*DATASET RECORDS*
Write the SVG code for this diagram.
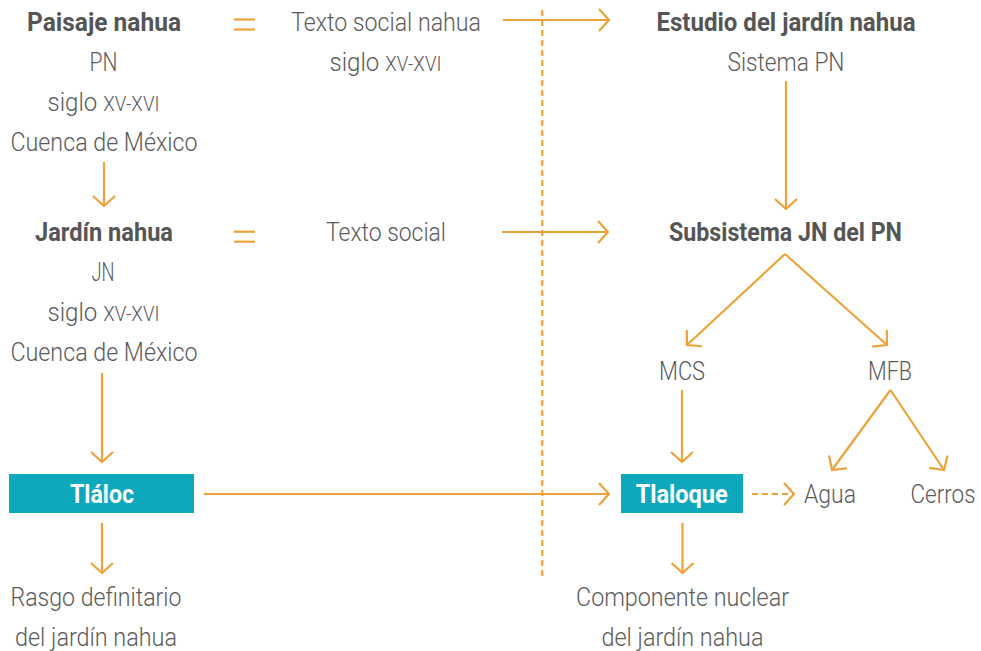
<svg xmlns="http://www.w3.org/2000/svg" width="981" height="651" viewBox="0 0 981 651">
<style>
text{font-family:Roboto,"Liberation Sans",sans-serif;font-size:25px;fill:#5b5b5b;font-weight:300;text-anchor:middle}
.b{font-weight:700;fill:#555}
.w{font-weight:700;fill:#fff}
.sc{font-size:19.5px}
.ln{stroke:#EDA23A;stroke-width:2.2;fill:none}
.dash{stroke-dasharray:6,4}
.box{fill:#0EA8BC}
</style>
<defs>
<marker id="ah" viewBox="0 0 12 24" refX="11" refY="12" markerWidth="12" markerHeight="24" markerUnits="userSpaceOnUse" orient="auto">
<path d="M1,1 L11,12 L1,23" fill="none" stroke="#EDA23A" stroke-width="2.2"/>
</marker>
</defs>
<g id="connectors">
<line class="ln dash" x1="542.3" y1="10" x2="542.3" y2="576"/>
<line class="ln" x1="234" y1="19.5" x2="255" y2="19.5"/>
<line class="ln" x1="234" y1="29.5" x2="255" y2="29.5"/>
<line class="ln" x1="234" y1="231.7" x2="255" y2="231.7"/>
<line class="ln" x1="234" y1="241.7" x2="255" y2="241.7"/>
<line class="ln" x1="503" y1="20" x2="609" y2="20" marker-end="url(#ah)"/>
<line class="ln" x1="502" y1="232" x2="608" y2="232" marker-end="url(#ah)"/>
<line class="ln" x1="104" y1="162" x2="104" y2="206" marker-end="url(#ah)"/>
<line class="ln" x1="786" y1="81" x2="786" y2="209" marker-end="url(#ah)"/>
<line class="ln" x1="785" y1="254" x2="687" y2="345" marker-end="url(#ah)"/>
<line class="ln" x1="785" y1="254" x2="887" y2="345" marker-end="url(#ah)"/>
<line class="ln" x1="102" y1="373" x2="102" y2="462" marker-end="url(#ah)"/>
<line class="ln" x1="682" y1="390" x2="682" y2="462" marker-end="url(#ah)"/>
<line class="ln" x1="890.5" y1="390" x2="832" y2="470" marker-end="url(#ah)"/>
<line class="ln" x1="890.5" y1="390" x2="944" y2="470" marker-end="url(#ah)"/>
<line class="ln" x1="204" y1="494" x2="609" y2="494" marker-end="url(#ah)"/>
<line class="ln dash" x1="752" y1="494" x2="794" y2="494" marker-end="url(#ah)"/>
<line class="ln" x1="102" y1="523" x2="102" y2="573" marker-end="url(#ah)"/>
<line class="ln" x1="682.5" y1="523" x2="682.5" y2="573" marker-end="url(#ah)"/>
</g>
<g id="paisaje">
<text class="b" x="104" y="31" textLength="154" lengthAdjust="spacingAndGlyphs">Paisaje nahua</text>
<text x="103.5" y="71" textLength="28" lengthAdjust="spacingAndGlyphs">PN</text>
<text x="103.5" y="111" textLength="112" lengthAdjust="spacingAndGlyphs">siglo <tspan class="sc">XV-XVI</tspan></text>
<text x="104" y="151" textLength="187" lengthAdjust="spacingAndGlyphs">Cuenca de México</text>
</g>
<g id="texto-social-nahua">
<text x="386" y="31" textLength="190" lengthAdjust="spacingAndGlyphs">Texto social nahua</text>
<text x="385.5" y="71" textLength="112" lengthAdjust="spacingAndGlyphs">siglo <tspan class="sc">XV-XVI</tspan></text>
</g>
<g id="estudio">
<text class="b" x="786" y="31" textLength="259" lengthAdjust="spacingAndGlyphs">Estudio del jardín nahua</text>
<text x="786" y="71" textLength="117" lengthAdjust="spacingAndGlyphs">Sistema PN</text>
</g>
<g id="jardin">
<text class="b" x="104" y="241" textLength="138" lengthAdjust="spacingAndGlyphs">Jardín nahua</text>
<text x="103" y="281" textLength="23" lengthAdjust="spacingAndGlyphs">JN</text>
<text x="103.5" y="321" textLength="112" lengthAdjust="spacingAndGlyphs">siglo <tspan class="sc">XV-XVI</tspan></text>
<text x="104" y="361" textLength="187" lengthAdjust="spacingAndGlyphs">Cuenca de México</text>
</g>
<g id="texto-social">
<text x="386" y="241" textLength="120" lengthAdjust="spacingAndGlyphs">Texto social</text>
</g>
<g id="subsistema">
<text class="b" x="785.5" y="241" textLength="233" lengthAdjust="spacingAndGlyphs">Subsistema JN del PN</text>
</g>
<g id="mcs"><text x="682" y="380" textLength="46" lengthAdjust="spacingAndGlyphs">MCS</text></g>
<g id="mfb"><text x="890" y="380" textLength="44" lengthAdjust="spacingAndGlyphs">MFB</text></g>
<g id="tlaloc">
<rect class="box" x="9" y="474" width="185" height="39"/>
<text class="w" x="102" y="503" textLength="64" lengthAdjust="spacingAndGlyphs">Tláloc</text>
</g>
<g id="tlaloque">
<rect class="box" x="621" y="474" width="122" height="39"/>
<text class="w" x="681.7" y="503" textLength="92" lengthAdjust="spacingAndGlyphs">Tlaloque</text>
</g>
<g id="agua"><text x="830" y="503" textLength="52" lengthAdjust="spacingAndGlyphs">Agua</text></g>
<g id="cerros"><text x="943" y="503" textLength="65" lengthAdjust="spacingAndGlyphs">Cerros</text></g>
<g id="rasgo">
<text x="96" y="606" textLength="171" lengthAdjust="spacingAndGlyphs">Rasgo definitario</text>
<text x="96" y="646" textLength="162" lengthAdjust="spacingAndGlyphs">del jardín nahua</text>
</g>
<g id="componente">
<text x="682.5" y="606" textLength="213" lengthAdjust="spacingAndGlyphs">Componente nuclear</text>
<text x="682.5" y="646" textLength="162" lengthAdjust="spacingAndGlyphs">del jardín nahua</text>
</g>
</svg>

---

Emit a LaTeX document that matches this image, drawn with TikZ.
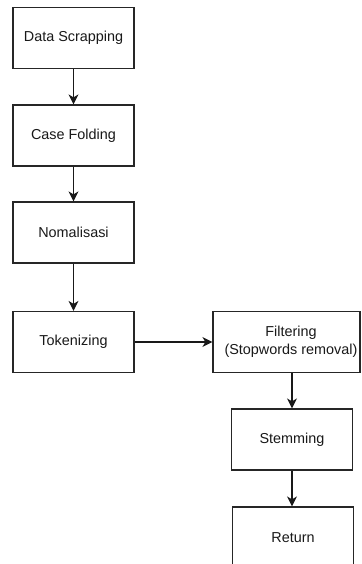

*SET TASK*
Your answer should be a single number: how many lines of the material contain the word "this".

*FULL SOLUTION*
2